Allora si capisce che non era solo un’estate. Non era solo Pisa, né solo una spiaggia, né solo un motorino che grattava l’asfalto caldo. Era un tempo importantissimo, un viaggio interiore . Un momento in cui l’identità si formava tra una corsa in mare e una risata strozzata, tra una delusione che bruciava e un’amicizia che non avrebbe avuto bisogno di parole per esistere. "Ha ragione il mare" non si limita a raccontare: custodisce. E in questo custodire, restituisce al lettore qualcosa che forse aveva dimenticato.

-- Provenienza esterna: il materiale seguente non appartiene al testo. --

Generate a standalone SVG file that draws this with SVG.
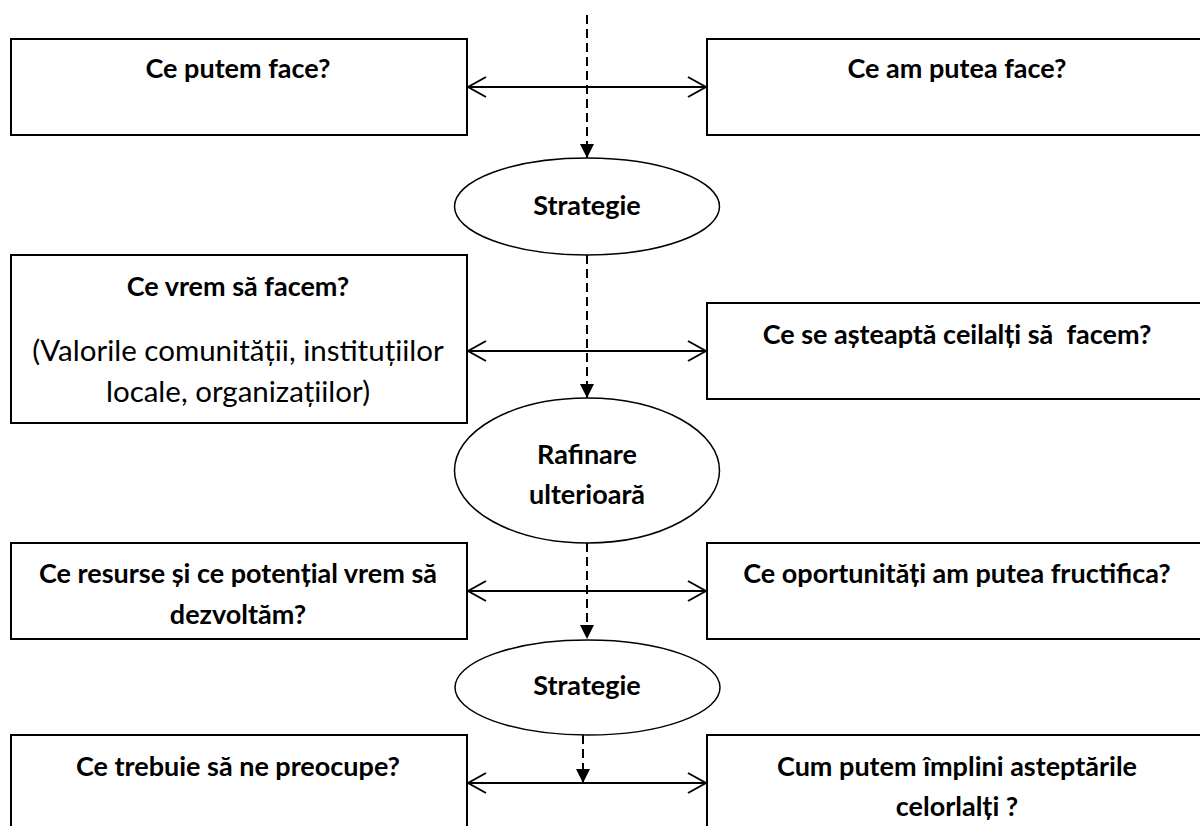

Il romanzo di Gabbani è fatto di memorie e sensazioni risvegliate , riportate alla luce dopo essere state a lungo sepolte sotto la cenere del tempo. Lo si chiude con la sensazione che qualcosa ci sia stato restituito, non un passato, ma la sua eco. La prova che, da qualche parte, dentro di noi, è ancora vivo. Proprio come il mare: che non dice, non spiega, ma sa. E ha sempre, silenziosamente, ragione.